- [DATASET RECORDS]
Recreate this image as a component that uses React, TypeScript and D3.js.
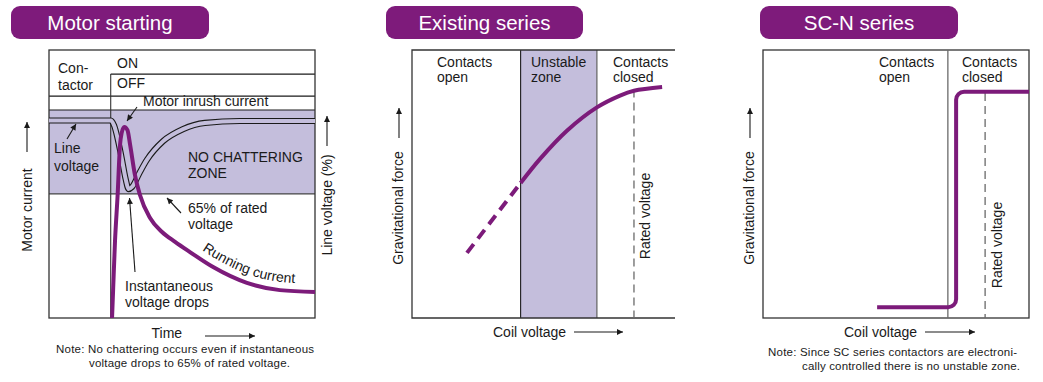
import React from "react";
import * as d3 from "d3";

// ---------- Data (domain units 0..100 in each panel) ----------
// Panel 1: Motor starting
const motorTime = [0, 23.3, 24.4, 27.1, 28.9, 29.9, 31.2, 34.2, 36.8, 42.9, 50.4, 58.6, 71.8, 100];
const lineVoltage = [73.7, 73.7, 72.0, 60.8, 51.5, 48.1, 48.9, 54.5, 59.0, 66.0, 70.5, 72.8, 73.5, 73.5];
const currentTime = [23.7, 24.1, 24.8, 25.8, 26.7, 27.3, 28.3, 29.5, 30.5, 32.3, 34.2, 38.0, 42.5, 47.4, 53.0, 61.7, 74.4, 86.8, 100];
const motorCurrent = [0, 10.4, 28.4, 45.9, 64.6, 69.0, 71.3, 70.1, 64.6, 53.4, 45.9, 37.3, 32.1, 28.4, 24.6, 19.0, 13.1, 10.4, 9.7];
const noChatterBand = [46.3, 77.6];
const contactorRows = [82.8, 91.0];
const switchTime = 23.2;

// Panel 2: Existing series
const existingVoltage = [20.9, 41.3, 48.7, 58.9, 70.3, 79.1, 84.4, 95.1];
const existingForce = [24.3, 50.4, 59.4, 69.9, 78.6, 83.0, 84.8, 86.2];
const unstableZone = [41.3, 70.3];
const ratedExisting = 84.4;
const ratedExistingTop = 85.3;

// Panel 3: SC-N series
const scnVoltage = [42.9, 72.6, 72.6, 100];
const scnForce = [4.0, 4.0, 84.4, 84.4];
const scnThreshold = 69.5;
const ratedScn = 83.5;
const ratedScnTop = 84.0;

const titles = ["Motor starting", "Existing series", "SC-N series"];

// ---------- Styles ----------
const PURPLE = "#7c1b7a";
const LAVENDER = "#c4bedc";
const INK = "#1a1a1a";
const GRAY = "#6a6a6a";
const FONT = "'Liberation Sans', Arial, Helvetica, sans-serif";

type P = { x: number; y: number };
const zip = (xs: number[], ys: number[]): P[] => xs.map((x, i) => ({ x, y: ys[i] }));

function Pill({ x, w, label }: { x: number; w: number; label: string }) {
  return (
    <g>
      <rect x={x} y={6} width={w} height={33} rx={9} fill="#7e1b7b" />
      <text x={x + w / 2} y={30} textAnchor="middle" fill="#fff" fontSize={20.5} fontFamily={FONT}>
        {label}
      </text>
    </g>
  );
}

function Arrow({ x1, y1, x2, y2, big }: { x1: number; y1: number; x2: number; y2: number; big?: boolean }) {
  return (
    <line x1={x1} y1={y1} x2={x2} y2={y2} stroke={INK} strokeWidth={1.1} markerEnd={big ? "url(#ahBig)" : "url(#ah)"} />
  );
}

function T({ x, y, children, size = 14, anchor = "start", len }: any) {
  return (
    <text x={x} y={y} fontSize={size} fontFamily={FONT} fill={INK} textAnchor={anchor}
      textLength={len} lengthAdjust={len ? "spacing" : undefined}>
      {children}
    </text>
  );
}

function VText({ x, y, children }: any) {
  return (
    <text transform={`translate(${x},${y}) rotate(-90)`} textAnchor="middle" dominantBaseline="central"
      fontSize={14} fontFamily={FONT} fill={INK}>
      {children}
    </text>
  );
}

export default function App() {
  // Panel 1 scales
  const x1 = d3.scaleLinear().domain([0, 100]).range([49, 315]);
  const y1 = d3.scaleLinear().domain([0, 100]).range([318, 50]);
  // Panel 2 scales
  const x2 = d3.scaleLinear().domain([0, 100]).range([412, 675]);
  const y2 = d3.scaleLinear().domain([0, 100]).range([318, 50]);
  // Panel 3 scales
  const x3 = d3.scaleLinear().domain([0, 100]).range([763, 1029]);
  const y3 = d3.scaleLinear().domain([0, 100]).range([318, 50]);

  const lv = zip(motorTime, lineVoltage);
  const lvPath = d3.line<P>().x(d => x1(d.x)).y(d => y1(d.y)).curve(d3.curveMonotoneX)(lv) || "";
  const cur = zip(currentTime, motorCurrent);
  const curPath = d3.line<P>().x(d => x1(d.x)).y(d => y1(d.y)).curve(d3.curveMonotoneX)(cur) || "";
  const runText = cur.filter(d => d.x >= 50);
  const runTextPath = d3.line<P>().x(d => x1(d.x) + 3).y(d => y1(d.y) - 8).curve(d3.curveMonotoneX)(runText) || "";

  const ex = zip(existingVoltage, existingForce);
  const exDashed = d3.line<P>().x(d => x2(d.x)).y(d => y2(d.y))(ex.slice(0, 2)) || "";
  const exSolid = d3.line<P>().x(d => x2(d.x)).y(d => y2(d.y)).curve(d3.curveCatmullRom.alpha(0.5))(ex.slice(1)) || "";

  const sc = zip(scnVoltage, scnForce).map(d => [x3(d.x), y3(d.y)]);
  const scp = d3.path();
  scp.moveTo(sc[0][0], sc[0][1]);
  scp.arcTo(sc[1][0], sc[1][1], sc[2][0], sc[2][1], 8);
  scp.arcTo(sc[2][0], sc[2][1], sc[3][0], sc[3][1], 8);
  scp.lineTo(sc[3][0], sc[3][1]);

  const sx = x1(switchTime);

  return (
    <svg width={1043} height={382} style={{ position: "absolute", left: 0, top: 0, background: "#fff" }}>
      <defs>
        <marker id="ah" viewBox="0 0 10 10" refX={10} refY={5} markerUnits="userSpaceOnUse" markerWidth={7} markerHeight={6} orient="auto">
          <path d="M0,0 L10,5 L0,10 z" fill={INK} />
        </marker>
        <marker id="ahBig" viewBox="0 0 10 10" refX={10} refY={5} markerUnits="userSpaceOnUse" markerWidth={9} markerHeight={6} orient="auto">
          <path d="M0,0 L10,5 L0,10 z" fill={INK} />
        </marker>
        <path id="runPath" d={runTextPath} />
      </defs>

      {/* Headers */}
      <Pill x={11} w={198} label={titles[0]} />
      <Pill x={386} w={197} label={titles[1]} />
      <Pill x={760} w={198} label={titles[2]} />

      {/* ---------- Panel 1 ---------- */}
      <rect x={x1(0)} y={y1(noChatterBand[1])} width={x1(100) - x1(0)} height={y1(noChatterBand[0]) - y1(noChatterBand[1])} fill={LAVENDER} />
      <line x1={x1(0)} x2={x1(100)} y1={y1(noChatterBand[1])} y2={y1(noChatterBand[1])} stroke={INK} strokeWidth={1.1} />
      <line x1={x1(0)} x2={x1(100)} y1={y1(noChatterBand[0])} y2={y1(noChatterBand[0])} stroke="#444" strokeWidth={1.1} />
      <line x1={x1(0)} x2={x1(100)} y1={y1(contactorRows[0])} y2={y1(contactorRows[0])} stroke={INK} strokeWidth={1.1} />
      <line x1={sx} x2={x1(100)} y1={y1(contactorRows[1])} y2={y1(contactorRows[1])} stroke={INK} strokeWidth={1.1} />
      <line x1={sx} x2={sx} y1={y1(contactorRows[1])} y2={y1(0)} stroke="#333" strokeWidth={1.1} />
      <rect x={x1(0)} y={y1(100)} width={x1(100) - x1(0)} height={y1(0) - y1(100)} fill="none" stroke="#333" strokeWidth={1.3} />

      {/* line voltage double line */}
      <path d={lvPath} fill="none" stroke={INK} strokeWidth={6.2} />
      <path d={lvPath} fill="none" stroke={LAVENDER} strokeWidth={4} />
      {/* motor current */}
      <path d={curPath} fill="none" stroke={PURPLE} strokeWidth={4} strokeLinejoin="round" />

      <T x={58} y={73}>Con-</T>
      <T x={58} y={90}>tactor</T>
      <T x={117} y={67.5}>ON</T>
      <T x={117} y={87.5}>OFF</T>
      <T x={143} y={106}>Motor inrush current</T>
      <T x={54} y={153}>Line</T>
      <T x={54} y={171}>voltage</T>
      <T x={188} y={162}>NO CHATTERING</T>
      <T x={188} y={178}>ZONE</T>
      <T x={188} y={213}>65% of rated</T>
      <T x={188} y={229}>voltage</T>
      <T x={125} y={291}>Instantaneous</T>
      <T x={125} y={307}>voltage drops</T>
      <text fontSize={14} fontFamily={FONT} fill={INK}>
        <textPath href="#runPath" startOffset={11}>Running current</textPath>
      </text>

      <Arrow x1={137} y1={107} x2={127} y2={121} />
      <Arrow x1={67} y1={139} x2={76} y2={124} />
      <Arrow x1={181} y1={213} x2={167} y2={198} />
      <Arrow x1={135} y1={272} x2={129.5} y2={198} />

      <VText x={27} y={210}>Motor current</VText>
      <Arrow x1={27} y1={152} x2={27} y2={122} big />
      <VText x={327} y={205}>Line voltage (%)</VText>
      <Arrow x1={327} y1={146} x2={327} y2={116} big />

      <T x={151.5} y={338}>Time</T>
      <Arrow x1={205} y1={336} x2={255} y2={336} big />
      <T x={56} y={353} size={11.5} len={258}>Note: No chattering occurs even if instantaneous</T>
      <T x={89} y={367} size={11.5} len={201}>voltage drops to 65% of rated voltage.</T>

      {/* ---------- Panel 2 ---------- */}
      <rect x={x2(unstableZone[0])} y={y2(100)} width={x2(unstableZone[1]) - x2(unstableZone[0])} height={y2(0) - y2(100)} fill={LAVENDER} />
      <line x1={x2(unstableZone[0])} x2={x2(unstableZone[0])} y1={y2(100)} y2={y2(0)} stroke={INK} strokeWidth={1.1} />
      <line x1={x2(unstableZone[1])} x2={x2(unstableZone[1])} y1={y2(100)} y2={y2(0)} stroke={GRAY} strokeWidth={1.3} />
      <path d={`M${x2(100)},${y2(100)} H${x2(0)} V${y2(0)} H${x2(100)}`} fill="none" stroke="#333" strokeWidth={1.3} />
      <line x1={x2(ratedExisting)} x2={x2(ratedExisting)} y1={y2(ratedExistingTop)} y2={y2(0)} stroke={GRAY} strokeWidth={1.3} strokeDasharray="8 5" />
      <path d={exDashed} fill="none" stroke={PURPLE} strokeWidth={4} strokeDasharray="11 7" />
      <path d={exSolid} fill="none" stroke={PURPLE} strokeWidth={4} />

      <T x={437} y={67}>Contacts</T>
      <T x={437} y={82}>open</T>
      <T x={531} y={67}>Unstable</T>
      <T x={531} y={82}>zone</T>
      <T x={613} y={67}>Contacts</T>
      <T x={613} y={82}>closed</T>
      <VText x={645} y={216}>Rated voltage</VText>
      <VText x={398} y={208}>Gravitational force</VText>
      <Arrow x1={399} y1={138} x2={399} y2={108} big />
      <T x={493} y={337}>Coil voltage</T>
      <Arrow x1={574} y1={332} x2={623} y2={332} big />

      {/* ---------- Panel 3 ---------- */}
      <rect x={x3(0)} y={y3(100)} width={x3(100) - x3(0)} height={y3(0) - y3(100)} fill="none" stroke="#333" strokeWidth={1.3} />
      <line x1={x3(scnThreshold)} x2={x3(scnThreshold)} y1={y3(100)} y2={y3(0)} stroke={GRAY} strokeWidth={1.3} />
      <line x1={x3(ratedScn)} x2={x3(ratedScn)} y1={y3(ratedScnTop)} y2={y3(0)} stroke={GRAY} strokeWidth={1.3} strokeDasharray="8 5" />
      <path d={scp.toString()} fill="none" stroke={PURPLE} strokeWidth={4} />

      <T x={879} y={67}>Contacts</T>
      <T x={879} y={82}>open</T>
      <T x={962} y={67}>Contacts</T>
      <T x={962} y={82}>closed</T>
      <VText x={997} y={245}>Rated voltage</VText>
      <VText x={749} y={208}>Gravitational force</VText>
      <Arrow x1={750} y1={138} x2={750} y2={108} big />
      <T x={844} y={337}>Coil voltage</T>
      <Arrow x1={925} y1={332} x2={975} y2={332} big />
      <T x={768} y={355.5} size={11.5} len={249}>Note: Since SC series contactors are electroni-</T>
      <T x={802} y={369.5} size={11.5} len={218}>cally controlled there is no unstable zone.</T>
    </svg>
  );
}
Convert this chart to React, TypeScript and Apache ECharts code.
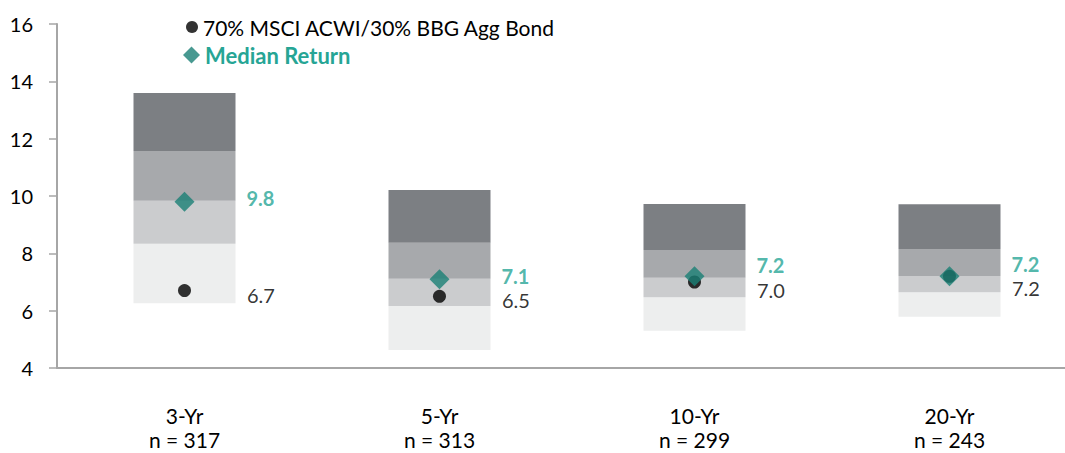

- [WHAT YOU SHOULD DO]
Your task is to reproduce exactly the lines from the start of the data above through the line containing "import * as", leaving every picture out.

- [COMPLETE RESPONSE]
Recreate this image as a component that uses React, TypeScript and D3.js.
import React from "react";
import * as d3 from "d3";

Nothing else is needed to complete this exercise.